> **PROBLEM DETAILS**
Answer with one number: how many lines hold "this".
┄┄┄┄┄┄┄┄┄┄
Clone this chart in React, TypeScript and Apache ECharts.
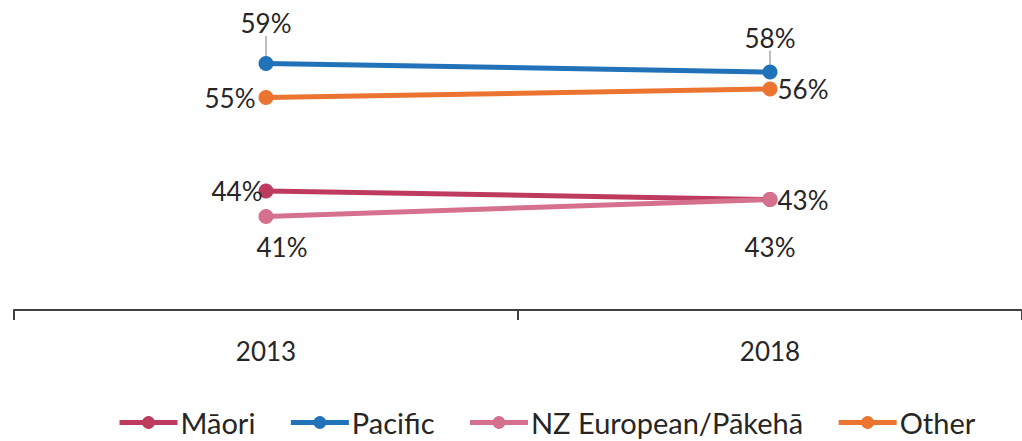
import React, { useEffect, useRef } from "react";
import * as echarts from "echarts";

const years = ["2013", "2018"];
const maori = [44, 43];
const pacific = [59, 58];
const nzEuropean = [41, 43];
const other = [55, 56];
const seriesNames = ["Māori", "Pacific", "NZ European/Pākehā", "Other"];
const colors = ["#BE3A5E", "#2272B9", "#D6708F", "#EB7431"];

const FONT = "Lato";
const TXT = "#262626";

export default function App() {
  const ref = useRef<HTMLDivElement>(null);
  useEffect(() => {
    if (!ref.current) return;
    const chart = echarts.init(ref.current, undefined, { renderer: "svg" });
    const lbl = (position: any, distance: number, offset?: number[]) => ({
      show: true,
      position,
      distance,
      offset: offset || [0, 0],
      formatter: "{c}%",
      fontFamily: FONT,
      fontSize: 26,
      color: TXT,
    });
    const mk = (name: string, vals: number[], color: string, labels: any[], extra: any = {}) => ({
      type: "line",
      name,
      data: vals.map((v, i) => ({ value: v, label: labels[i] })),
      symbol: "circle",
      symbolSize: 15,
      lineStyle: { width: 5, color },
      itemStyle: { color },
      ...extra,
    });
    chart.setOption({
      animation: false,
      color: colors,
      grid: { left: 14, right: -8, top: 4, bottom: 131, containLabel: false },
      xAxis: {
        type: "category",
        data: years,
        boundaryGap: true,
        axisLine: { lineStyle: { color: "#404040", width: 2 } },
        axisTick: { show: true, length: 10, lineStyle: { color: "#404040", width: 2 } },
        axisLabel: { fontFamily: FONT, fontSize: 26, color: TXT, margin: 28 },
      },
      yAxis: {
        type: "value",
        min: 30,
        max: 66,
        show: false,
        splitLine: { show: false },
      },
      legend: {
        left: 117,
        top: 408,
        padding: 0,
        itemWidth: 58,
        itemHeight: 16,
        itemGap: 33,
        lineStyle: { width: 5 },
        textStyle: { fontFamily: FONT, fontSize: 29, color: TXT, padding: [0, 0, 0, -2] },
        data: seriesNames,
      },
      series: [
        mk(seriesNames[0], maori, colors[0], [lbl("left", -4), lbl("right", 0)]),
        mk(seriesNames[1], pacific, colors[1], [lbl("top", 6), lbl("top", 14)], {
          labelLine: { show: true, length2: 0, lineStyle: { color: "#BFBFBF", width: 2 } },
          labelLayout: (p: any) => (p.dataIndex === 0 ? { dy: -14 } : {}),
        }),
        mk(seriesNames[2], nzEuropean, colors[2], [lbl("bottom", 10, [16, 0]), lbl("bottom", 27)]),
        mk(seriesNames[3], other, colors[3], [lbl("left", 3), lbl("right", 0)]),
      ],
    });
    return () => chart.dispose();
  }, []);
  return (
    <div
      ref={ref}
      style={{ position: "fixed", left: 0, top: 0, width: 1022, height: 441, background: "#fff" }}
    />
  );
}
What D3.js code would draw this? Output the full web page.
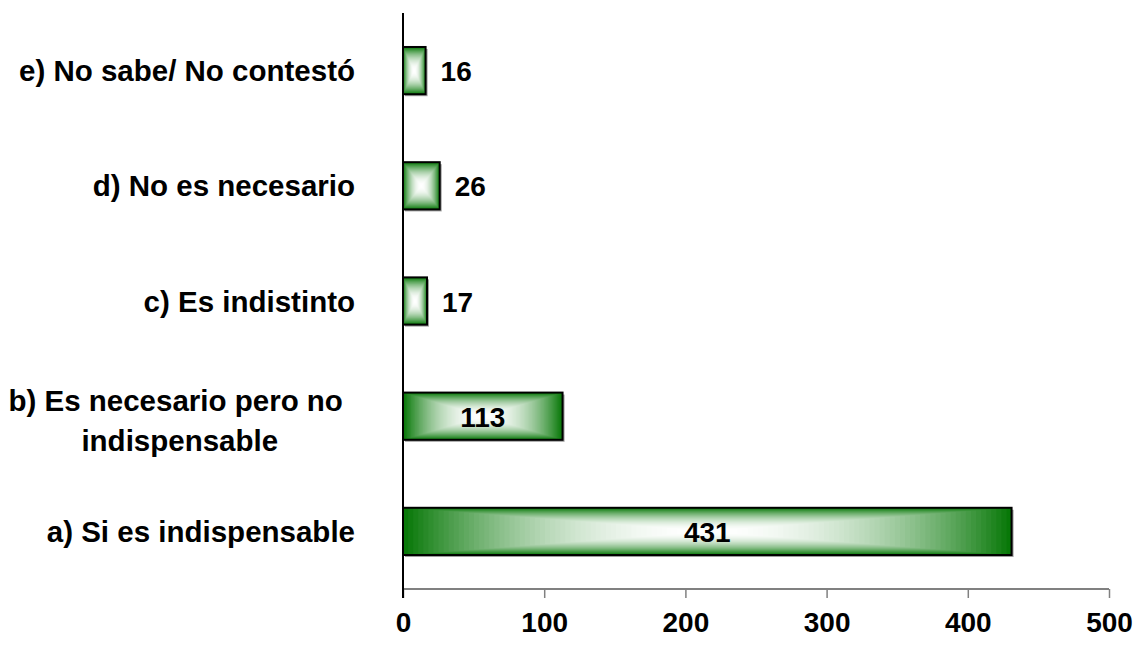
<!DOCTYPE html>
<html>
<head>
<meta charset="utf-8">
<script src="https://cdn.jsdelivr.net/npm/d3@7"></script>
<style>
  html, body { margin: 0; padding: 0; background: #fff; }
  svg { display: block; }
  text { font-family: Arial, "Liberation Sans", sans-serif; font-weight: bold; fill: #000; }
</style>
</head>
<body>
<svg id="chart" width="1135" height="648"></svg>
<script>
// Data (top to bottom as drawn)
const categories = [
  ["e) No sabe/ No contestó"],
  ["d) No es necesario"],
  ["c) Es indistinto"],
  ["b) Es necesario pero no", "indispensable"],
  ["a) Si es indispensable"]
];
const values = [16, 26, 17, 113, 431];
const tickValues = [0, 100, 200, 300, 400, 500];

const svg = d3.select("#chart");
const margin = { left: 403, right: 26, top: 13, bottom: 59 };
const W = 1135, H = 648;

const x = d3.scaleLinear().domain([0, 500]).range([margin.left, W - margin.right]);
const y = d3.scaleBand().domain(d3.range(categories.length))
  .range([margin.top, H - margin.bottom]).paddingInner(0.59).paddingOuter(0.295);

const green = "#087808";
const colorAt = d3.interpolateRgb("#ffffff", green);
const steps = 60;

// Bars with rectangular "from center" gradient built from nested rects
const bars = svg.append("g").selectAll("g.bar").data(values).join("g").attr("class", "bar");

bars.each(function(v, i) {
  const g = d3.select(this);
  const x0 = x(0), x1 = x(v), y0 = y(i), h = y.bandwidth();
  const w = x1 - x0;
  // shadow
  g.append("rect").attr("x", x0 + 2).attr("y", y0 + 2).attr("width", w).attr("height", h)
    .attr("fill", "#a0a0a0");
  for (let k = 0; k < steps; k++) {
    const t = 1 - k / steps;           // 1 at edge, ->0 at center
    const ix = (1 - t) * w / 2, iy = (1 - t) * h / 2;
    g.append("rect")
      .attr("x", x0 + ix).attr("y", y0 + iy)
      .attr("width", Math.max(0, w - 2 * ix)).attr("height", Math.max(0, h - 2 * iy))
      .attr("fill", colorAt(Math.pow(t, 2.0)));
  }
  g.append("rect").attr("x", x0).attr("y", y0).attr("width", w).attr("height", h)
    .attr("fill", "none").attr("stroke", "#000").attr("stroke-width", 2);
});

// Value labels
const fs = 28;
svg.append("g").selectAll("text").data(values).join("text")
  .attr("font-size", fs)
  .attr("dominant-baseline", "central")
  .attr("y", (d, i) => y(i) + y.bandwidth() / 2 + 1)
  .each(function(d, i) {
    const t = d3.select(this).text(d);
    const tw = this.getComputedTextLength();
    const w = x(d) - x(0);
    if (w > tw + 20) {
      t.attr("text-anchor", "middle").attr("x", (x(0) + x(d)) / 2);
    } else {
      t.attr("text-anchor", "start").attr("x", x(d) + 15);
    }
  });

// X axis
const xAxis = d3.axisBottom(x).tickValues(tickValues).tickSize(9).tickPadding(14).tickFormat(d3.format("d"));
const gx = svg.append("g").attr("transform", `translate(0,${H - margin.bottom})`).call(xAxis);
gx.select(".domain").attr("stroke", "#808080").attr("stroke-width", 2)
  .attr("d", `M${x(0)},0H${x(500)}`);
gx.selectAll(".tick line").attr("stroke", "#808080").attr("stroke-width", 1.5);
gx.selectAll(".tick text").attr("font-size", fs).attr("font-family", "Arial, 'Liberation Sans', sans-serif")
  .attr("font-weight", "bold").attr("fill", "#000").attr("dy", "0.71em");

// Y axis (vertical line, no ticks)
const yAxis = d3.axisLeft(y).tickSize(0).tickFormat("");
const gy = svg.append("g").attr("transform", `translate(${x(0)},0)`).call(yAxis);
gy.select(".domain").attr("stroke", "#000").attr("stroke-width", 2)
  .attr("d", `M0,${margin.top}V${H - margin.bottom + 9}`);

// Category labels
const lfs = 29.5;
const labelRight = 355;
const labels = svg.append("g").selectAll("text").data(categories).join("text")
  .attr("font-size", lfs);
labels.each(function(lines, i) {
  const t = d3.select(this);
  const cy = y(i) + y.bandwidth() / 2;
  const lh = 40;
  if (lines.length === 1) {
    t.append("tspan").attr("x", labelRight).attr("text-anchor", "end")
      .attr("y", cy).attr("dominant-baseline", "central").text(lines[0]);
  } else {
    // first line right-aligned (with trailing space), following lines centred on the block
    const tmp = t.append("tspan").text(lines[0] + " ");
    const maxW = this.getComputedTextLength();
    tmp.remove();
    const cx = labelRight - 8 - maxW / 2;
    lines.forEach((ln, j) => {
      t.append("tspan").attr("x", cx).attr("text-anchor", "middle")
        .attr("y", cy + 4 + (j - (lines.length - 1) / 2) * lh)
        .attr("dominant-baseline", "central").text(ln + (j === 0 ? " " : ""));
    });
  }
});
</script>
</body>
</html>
┄┄┄┄┄┄┄┄┄┄
> **EXERCISE RESULT**
7